Solidarity in Primorska (Slovenia) – an inclusive project for volunteers coming from 15 countries to revive the degraded hinterland of Primorska region through a whopping 183 volunteering actions to aid sustainable development in the environmental, social and economic fields.
I’m possible (Lithuania) – a project making change in the local community, where people with and without disabilities learn to communicate with each other better, thus changing attitudes towards people who are different from themselves and acquiring specific skills to create bonding communal activities in their environment.
Per una vita dei Sordi Senior (Italy) – a programme led by six young deaf millennials with a mission to train the older generations of deaf people to use online banking and other relevant digital services at home, thus gaining access to information and skills required in this digital age.
Aufdrehen gegen Gewalt (Austria) – a series of 16 radio programmes and podcast episodes released on the free Austrian radio station over the 16 days-against-violence campaign to draw attention to the origins and consequences of violence against women and also to what must be done to finally end it.
Friend for life (Lithuania) – a project creating cooperation between youth, foreigners, and Klaipeda community to increase awareness, social responsibility, and solidarity through volunteering at local animal shelters.
VIP and new technologies: easy access to job market (Belgium, Italy, Spain) – a project focused on helping people with visual impairments find jobs with greater success through using an online platform with training courses and a newly-developed app for social media.

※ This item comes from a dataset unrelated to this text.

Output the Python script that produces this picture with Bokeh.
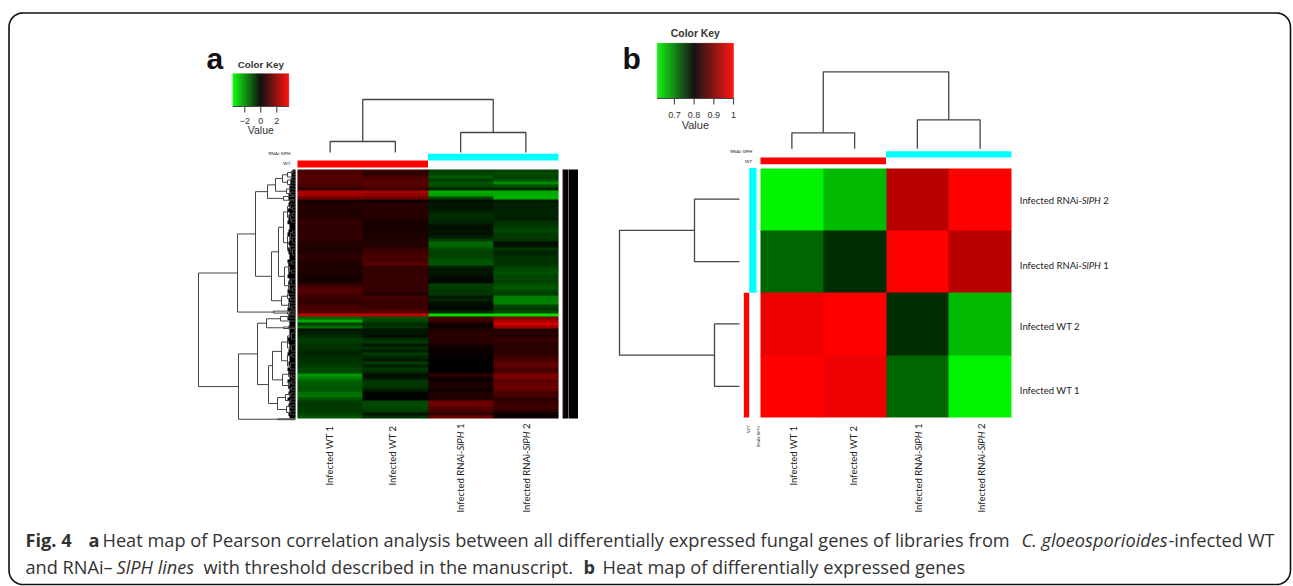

Reimagining Recognition (Moldova, Ukraine, Georgia, Armenia, Lithuania, Finland, Ireland) – an open digital badge system designed to develop the capacity of youth work organisations in recognising and validating the activities and competencies of young people and youth workers.
Digital Transformation for Civic Engagement (Estonia) – six civic engagement projects under one hood, where young people developed project management and participatory leadership skills in solving real-life issues from those related to fake news and climate change to prevention and control of juvenile delinquency.
Group therapy as a path to solidarity (Slovenia) – once started as a small “offline” initiative, today is an online peer-to-peer counseling program, offering free group therapy, led by young psychotherapy and psychology students, to young people who don’t have the ability to financially afford it otherwise.
ARTsee (Bosnia and Herzegovina, Greece) – an app for children with developmental disabilities enabling them to interact with valuable artwork from the collections of art museums, developing children’s understanding of the world that surrounds them, their emotions, and the emotions of people around them.
5 Minutes Climate Chance (Austria, Germany, the United Kingdom) – a project creating a climate podcast community with 80+ low-threshold, informative and entertaining podcast episodes (reaching over 20,000 downloads) made by young people with fewer opportunities.
Festival of Sustainability (the United Kingdom) – a volunteering festival inside the popular music festival in Leeds, where a group of organised and determined volunteers encourage thousands of music fans to collect trash at their camps in exchange for cool merchandise and a better shape of the 600-acre festival site after the weekend.
Radkino Tirol (Austria) – sustainable outdoor cinemas organised and coordinated by a network of youth projects to raise awareness of climate change and energy consumption by proving that fun activities do not have to be straining on the environment.
Youth for Action and Sustainability (YAS!) (Cyprus) – a youth organisation on a duty to educate the young people and the local community about the Sustainable Development Goals of the UN agenda for 2030 with strong emphasis on climate & the environment, helping the young people to become the protagonists of these actions and reinforce efforts taking place to achieve a sustainable environment for the future generations.
Green Steps (Portugal, Madeira island) – an environmental-artistic project, where urban waste is collected and turned into massive art installations.